The move is part of larger efforts by BP to shed global assets as it struggles to cover the cost of the 2010 Deepwater Horizon oil spill that is expected to cost the British oil giant billions of dollars.
Under the terms of the agreement, Findlay, Ohio-based Marathon Petroleum will also acquire three interstate NGL pipelines originating at the refinery, shopper history on BP’s Colonial Pipeline Company representing 50,000 barrels per day, four light product terminals in Florida, North Carolina and Tennessee, retail marketing contract assignments for about 1,200 branded sites representing nearly 64,000 bpd of gas sales and a 1,040 megawatt cogeneration facility.

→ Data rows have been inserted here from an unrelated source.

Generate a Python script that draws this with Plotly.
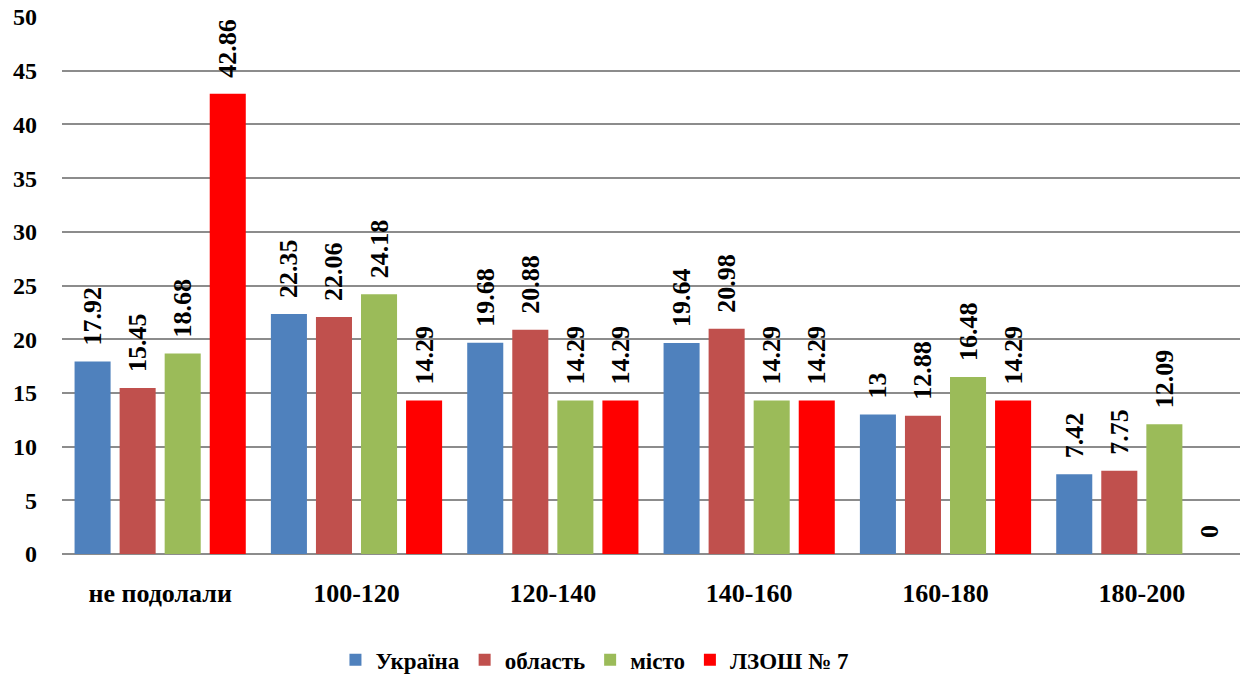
import plotly.graph_objects as go

categories = ["не подолали", "100-120", "120-140", "140-160", "160-180", "180-200"]
series_names = ["Україна", "область", "місто", "ЛЗОШ № 7"]
ukraine = [17.92, 22.35, 19.68, 19.64, 13, 7.42]
oblast = [15.45, 22.06, 20.88, 20.98, 12.88, 7.75]
misto = [18.68, 24.18, 14.29, 14.29, 16.48, 12.09]
school = [42.86, 14.29, 14.29, 14.29, 14.29, 0]
colors = ["#4F81BD", "#C0504D", "#9BBB59", "#FF0000"]

FONT = "Liberation Serif"
fig = go.Figure()
for name, vals, c in zip(series_names, [ukraine, oblast, misto, school], colors):
    fig.add_trace(go.Bar(
        x=categories, y=vals, name=name, marker_color=c, marker_line_width=0,
        text=[f"\u00a0\u00a0{v:g}" for v in vals], textposition="outside", textangle=-90,
        constraintext="none", cliponaxis=False,
        textfont=dict(family=FONT, size=26, color="black", weight="bold"),
    ))

fig.update_layout(
    width=1251, height=680,
    margin=dict(l=62, r=11, t=17, b=126, autoexpand=False),
    plot_bgcolor="white", paper_bgcolor="white",
    barmode="group", bargap=0.082, bargroupgap=0.2,
    font=dict(family=FONT, size=24, color="black", weight="bold"),
    legend=dict(orientation="h", x=0.452, xanchor="center", y=-0.197, yanchor="middle",
                font=dict(family=FONT, size=23, color="black", weight="bold"),
                itemwidth=30, traceorder="normal"),
    showlegend=True,
)
fig.update_xaxes(showgrid=False, showline=False, ticks="",
                 tickfont=dict(family=FONT, size=26, color="black", weight="bold"), ticklabelstandoff=21)
fig.update_yaxes(range=[0, 50], dtick=5, showgrid=True, gridcolor="#8C8C8C", gridwidth=2,
                 zeroline=True, zerolinecolor="#8C8C8C", zerolinewidth=2,
                 showline=False, ticks="", ticklabeloverflow="allow",
                 tickfont=dict(family=FONT, size=24, color="black", weight="bold"), ticklabelstandoff=24)
fig.write_html("out.html", config={"displayModeBar": False},
               post_script="document.body.style.margin='0';document.body.style.overflow='hidden';")
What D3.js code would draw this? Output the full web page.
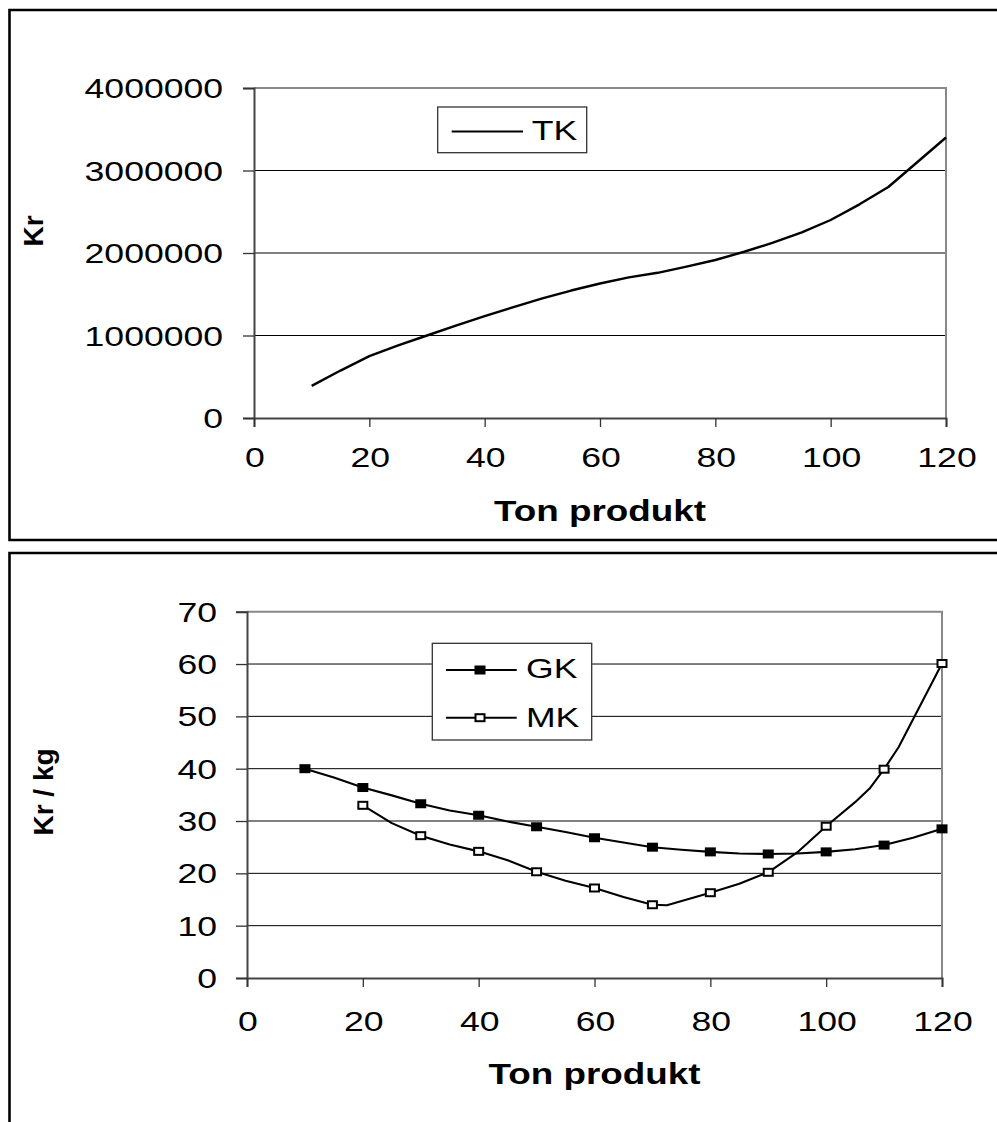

“This world-scale refinery and related assets complement our current geographic footprint and align well with our strategic initiative of growing in existing and contiguous markets to enhance our portfolio,” Marathon Petroleum CEO Gary Heminger said in a statement.
The transaction is expected to be accretive to Marathon’s earnings in the first year of operation and Heminger said it will provide the company the ability to capture synergies across its existing Gulf Coast operations, while expanding its retail presence in the southeast U.S., closer to export markets.
The BP Texas City refinery, one of the largest and most complex in the U.S., is strategically positioned to provide products throughout the Gulf of Mexico, Midwest and Southeast. The facility has the ability to process a wide range of crude oils and has access to mid-continent and Canadian crudes which are often more price-advantageous due to pipelines and cargoes.
BP first announced it would put the refinery, which was the site of a 2005 explosion that killed 15 people, on the block in 2011.
The oil giant has said it is trying to dispose of as much as $38 billion in assets by the end of 2013. It has already recorded some $32 billion in asset sales since the disaster in the Gulf of Mexico.